On demande toujours de travailler plus plus plus. Finalement pour quoi ? Travailler plus et tomber malade ?

Il y a dix ans, Marie-Jo travaillait entre dix et douze heures par jours dans un hôtel de luxe. Son corps a décidé de dire 'Stop'. A la suite de deux AVC, le verdict tombe : handicapée à 80%, elle ne peut plus exercer son métier. Quelques temps plus tard, son mari décède. Elle ne touche plus que sa pension d'invalidité et la pension de reversion de son mari. "Je sais juste une chose, c'est que prochainement, je vais avoir 350 euros de moins dans ma poche", analyse-t-elle (voir encadré).

Elle termine, la voix tremblante : "Je vais y aller, dans la rue".

Voir ici son témoignage en VIDEO

Est-ce que c'est normal de laisser les handicapés finir dans la rue ?
 

Didier Thomas, gardien au CHU de Reims : "On s'en sort en se privant" 

Malgré le fait qu’on travaille tous les deux, les restaurants, c’est terminé. Les sorties en tête à tête c’est fini.

Voir ici son témoignage en VIDEO

Didier Thomas
est gardien au CHU de Reims. Depuis le 17 novembre 2018, il campe au rond-point de Cormontreuil, près de Reims avec son gilet jaune. Un mouvement "non politisé", "sans syndicat", qui a convaincu le Marnais, lui-même ancien syndiqué. "C'est un mouvement pacifiste, on prône la non violence, on va à la rencontre des gens."

Cela fait longtemps que Didier et son épouse ont tiré un trait sur la viande du boucher. Qu'ils courent les promotions chez Lidl, ne vont plus au restaurant. "Les sorties en tête à tête, terminé. Les vacances, cela fait cinq ou six ans qu'on ne part plus, sauf pour rendre visite à la famille."

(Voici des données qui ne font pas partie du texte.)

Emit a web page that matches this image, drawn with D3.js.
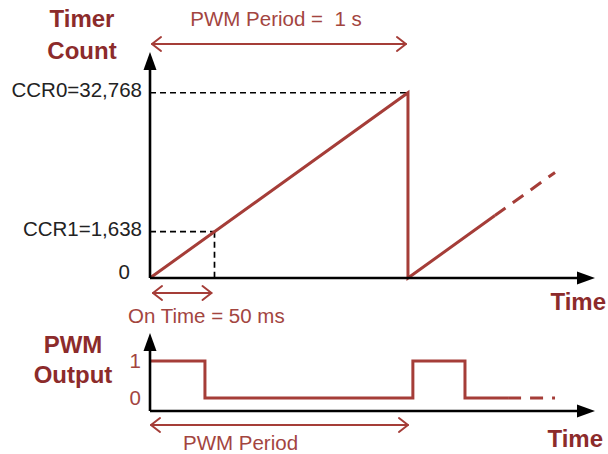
<!DOCTYPE html>
<html>
<head>
<meta charset="utf-8">
<script src="https://cdn.jsdelivr.net/npm/d3@7"></script>
<style>
  body { margin: 0; background: #fff; }
  svg { display: block; }
  .tick line { display: none; }
</style>
</head>
<body>
<div id="chart"></div>
<script>
// time in PWM periods, timer count as a fraction of CCR0 (diagram is schematic)
var countRamp = [[0, 0], [1, 1], [1, 0], [1.337, 0.337]]
var countRampNext = [[1.337, 0.337], [1.57, 0.57]]
var countTickVals = [0, 0.25, 1]
var countTickLabels = ["0", "CCR1=1,638", "CCR0=32,768"]
var onTimeEnd = 0.25

var pwmLine = [[0, 1], [0.213, 1], [0.213, 0], [1.019, 0], [1.019, 1], [1.221, 1], [1.221, 0], [1.388, 0]]
var pwmLineNext = [[1.388, 0], [1.57, 0]]
var pwmTickVals = [0, 1]
var pwmTickLabels = ["0", "1"]

var width = 608, height = 454
var lineColor = "#a53d38",
    textColor = "#a3453f",
    titleColor = "#8c2b2b"

var svg = d3.select("#chart").append("svg")
    .attr("width", width)
    .attr("height", height)

/*scales*/
var x = d3.scaleLinear().domain([0, 1.725]).range([150, 595])
var yTop = d3.scaleLinear().domain([0, 1.22]).range([278, 52])
var yBot = d3.scaleLinear().domain([-0.35, 1.76]).range([411, 333])

/*axis line with a filled arrow head at its end*/
function axisArrow(x1, y1, x2, y2) {
    var ang = Math.atan2(y2 - y1, x2 - x1), len = 18, hw = 6.5
    var bx = x2 - len * Math.cos(ang), by = y2 - len * Math.sin(ang)
    svg.append("line")
        .attr("x1", x1).attr("y1", y1).attr("x2", bx).attr("y2", by)
        .attr("stroke", "#000").attr("stroke-width", 2.6)
    svg.append("path")
        .attr("d", "M" + x2 + "," + y2 +
            "L" + (bx - hw * Math.sin(ang)) + "," + (by + hw * Math.cos(ang)) +
            "L" + (bx + hw * Math.sin(ang)) + "," + (by - hw * Math.cos(ang)) + "Z")
        .attr("fill", "#000")
}

/*double headed arrow with open chevrons*/
function spanArrow(x1, x2, y) {
    var g = svg.append("g")
        .attr("stroke", lineColor).attr("stroke-width", 2).attr("fill", "none")
        .attr("stroke-linecap", "round").attr("stroke-linejoin", "round")
    g.append("line").attr("x1", x1).attr("y1", y).attr("x2", x2).attr("y2", y)
    g.append("path").attr("d", "M" + (x1 + 9) + "," + (y - 7) + "L" + x1 + "," + y + "L" + (x1 + 9) + "," + (y + 7))
    g.append("path").attr("d", "M" + (x2 - 9) + "," + (y - 7) + "L" + x2 + "," + y + "L" + (x2 - 9) + "," + (y + 7))
}

/* ---------- top panel: timer count ---------- */
var guides = svg.append("g")
    .attr("stroke", "#000").attr("stroke-width", 1.7).attr("stroke-dasharray", "6,4")
guides.append("line")
    .attr("x1", x(0)).attr("x2", x(1)).attr("y1", yTop(1)).attr("y2", yTop(1))
guides.append("line")
    .attr("x1", x(0)).attr("x2", x(onTimeEnd)).attr("y1", yTop(countTickVals[1])).attr("y2", yTop(countTickVals[1]))
guides.append("line")
    .attr("x1", x(onTimeEnd)).attr("x2", x(onTimeEnd)).attr("y1", yTop(countTickVals[1])).attr("y2", yTop(0))

var topLine = d3.line().x(function(d) { return x(d[0]); }).y(function(d) { return yTop(d[1]); })
svg.append("path").datum(countRamp)
    .attr("d", topLine).attr("fill", "none")
    .attr("stroke", lineColor).attr("stroke-width", 3)
svg.append("path").datum(countRampNext)
    .attr("d", topLine).attr("fill", "none")
    .attr("stroke", lineColor).attr("stroke-width", 3).attr("stroke-dasharray", "13,9")

axisArrow(x(0), yTop(0), x(0), 52)
axisArrow(x(0), yTop(0), 595, yTop(0))

var yAxisTop = d3.axisLeft(yTop)
    .tickValues(countTickVals)
    .tickFormat(function(d, i) { return countTickLabels[i]; })
    .tickSize(0)
    .tickPadding(8)
var gTop = svg.append("g")
    .attr("transform", "translate(" + x(0) + ",0)")
    .call(yAxisTop)
gTop.select(".domain").remove()
gTop.selectAll("text")
    .attr("font-family", "Liberation Sans, Arial, sans-serif")
    .attr("font-size", "20.5px")
    .attr("fill", "#222")
    .attr("dy", "0.17em")
gTop.selectAll("text").filter(function(d) { return d === 0; })
    .attr("dx", "-12").attr("dy", "0")

spanArrow(x(0) + 2, x(1) - 2, 44)
spanArrow(x(0) + 3, x(onTimeEnd) - 3, 293)

svg.append("text")
    .attr("x", 276).attr("y", 26)
    .attr("text-anchor", "middle")
    .attr("font-family", "Liberation Sans, Arial, sans-serif")
    .attr("font-size", "20.5px")
    .attr("fill", textColor)
    .attr("xml:space", "preserve")
    .text("PWM Period =  1 s")

svg.append("text")
    .attr("x", 128).attr("y", 323)
    .attr("font-family", "Liberation Sans, Arial, sans-serif")
    .attr("font-size", "20.5px")
    .attr("fill", textColor)
    .text("On Time = 50 ms")

/* ---------- bottom panel: PWM output ---------- */
var botLine = d3.line().x(function(d) { return x(d[0]); }).y(function(d) { return yBot(d[1]); })
svg.append("path").datum(pwmLine)
    .attr("d", botLine).attr("fill", "none")
    .attr("stroke", lineColor).attr("stroke-width", 3)
svg.append("path").datum(pwmLineNext)
    .attr("d", botLine).attr("fill", "none")
    .attr("stroke", lineColor).attr("stroke-width", 3).attr("stroke-dasharray", "13,9")

axisArrow(x(0), yBot(-0.35), x(0), 333)
axisArrow(x(0), yBot(-0.35), 595, yBot(-0.35))

var yAxisBot = d3.axisLeft(yBot)
    .tickValues(pwmTickVals)
    .tickFormat(function(d, i) { return pwmTickLabels[i]; })
    .tickSize(0)
    .tickPadding(9)
var gBot = svg.append("g")
    .attr("transform", "translate(" + x(0) + ",0)")
    .call(yAxisBot)
gBot.select(".domain").remove()
gBot.selectAll("text")
    .attr("font-family", "Liberation Sans, Arial, sans-serif")
    .attr("font-size", "20.5px")
    .attr("fill", textColor)
    .attr("dy", "0.3em")

spanArrow(x(0) + 1, x(1), 425)

svg.append("text")
    .attr("x", 183).attr("y", 450)
    .attr("font-family", "Liberation Sans, Arial, sans-serif")
    .attr("font-size", "20.5px")
    .attr("fill", textColor)
    .text("PWM Period")

/* ---------- bold titles ---------- */
var titles = [
    {t: "Timer", x: 82, y: 27, a: "middle"},
    {t: "Count", x: 82, y: 59, a: "middle"},
    {t: "Time", x: 606, y: 310, a: "end"},
    {t: "PWM", x: 73, y: 353, a: "middle"},
    {t: "Output", x: 73, y: 383, a: "middle"},
    {t: "Time", x: 603, y: 447, a: "end"}
]
svg.selectAll(".title").data(titles).enter().append("text")
    .attr("class", "title")
    .attr("x", function(d) { return d.x; })
    .attr("y", function(d) { return d.y; })
    .attr("text-anchor", function(d) { return d.a; })
    .attr("font-family", "Liberation Sans, Arial, sans-serif")
    .attr("font-weight", "bold")
    .attr("font-size", "24px")
    .attr("fill", titleColor)
    .text(function(d) { return d.t; })
</script>
</body>
</html>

"A nous deux, on fait 3 200 euros, auxquels vous retirez 800 euros de saisie sur salaire car mes parents, qui sont décédés, avaient des dettes. Ensuite, il faut retirer 700 euros de loyer, 100 euros d’électricité, l’assurance auto de 129 euros, toutes les assurances habitations confondues, 60 euros", énumère-t-il. Une fois ces dépenses obligatoires, il leur reste 300 euros pour aller faire les courses "Et on n’est pas les plus malheureux, je tiens à le dire. On se plaint d’aise. On fait partie des gens qui arrivent encore à tenir le cap."
 

André Guy, retraité du bâtiment : "On s'est jamais plaints, mais ce n'est plus possible"

André a travaillé dès l'âge de ses 16 ans, comme ouvrier dans le BTP. Docile, il ne "s'est jamais plaint". Il sait qu'il fait partie d'une génération heureuse, qui a bénéficié de beaucoup d'avantages : "On fait partie de la génération du baby-boom, beaucoup de gens sont arrivés à la retraite en même temps, alors on a accepté de recevoir moins." 
 

On a pris des complémentaires retraite, des assurances vie, car on se doutait que ça ne suffirait pas. On en avait trois. On en a déjà bouffé deux.

En 2017, André Guy a "voté Macron". A la fois parce qu'il "y croyait" et "parce qu'il n'y avait personne d'autre. Le Pen ce n'était pas possible. C'est une belle connerie, mais n'empêche que je suis là. C'est le Président des riches. On pensait qu'il changerait les choses, mais il est trop jeune, il n'a jamais tenu ne serait-ce qu'une mairie. C'est un banquier voilà tout."

Désabusé, il ne souhaite pas "que Macron dégage". Tout ce qu'il souhaite, c'est qu'il ne soit pas obligé de vendre sa maison à cause de sa situation. 

Retrouvez son témoignage :
 

Voir le reportage

Pension de reversion : où en est-on?
La pension de reversion correspond au montant qu'un veuf ou une veuve touche après le décès de son conjoint. Pour le moment, la question n'est pas encore étudiée, mais l'inquiétude est souvent soulignée par les "gilets jaunes". Beaucoup parlent de suppression.

Pour le moment, le dossier doit être ouvert au printemps prochain, dans le cadre de la réforme des retraites. Le dossier a été confié au député Jean-Paul Delevoye, le haut commissaire à la réforme des retraites. Dans un tweet, il a assuré que les personnes qui touchent actuellement une pension de reversion ne seront pas touchées par la réforme : "Non le gouvernement ne cherche pas à supprimer ou à faire des économies sur les pensions de #reversion. La future réforme ne touchera pas les personnes qui perçoivent aujourd’hui une pension de réversion ou en percevraient une avant l’entrée en vigueur des nouvelles règles."

En revanche, les pensions de reversion sont dans le viseur pour les retraités à venir. Pour le moment, les pistes envisagées n'ont pas encore été dévoilées. Dans le quotidien L'Humanité, Gérard Filoche dénonce une baisse drastiques des pensions de reversion à venir.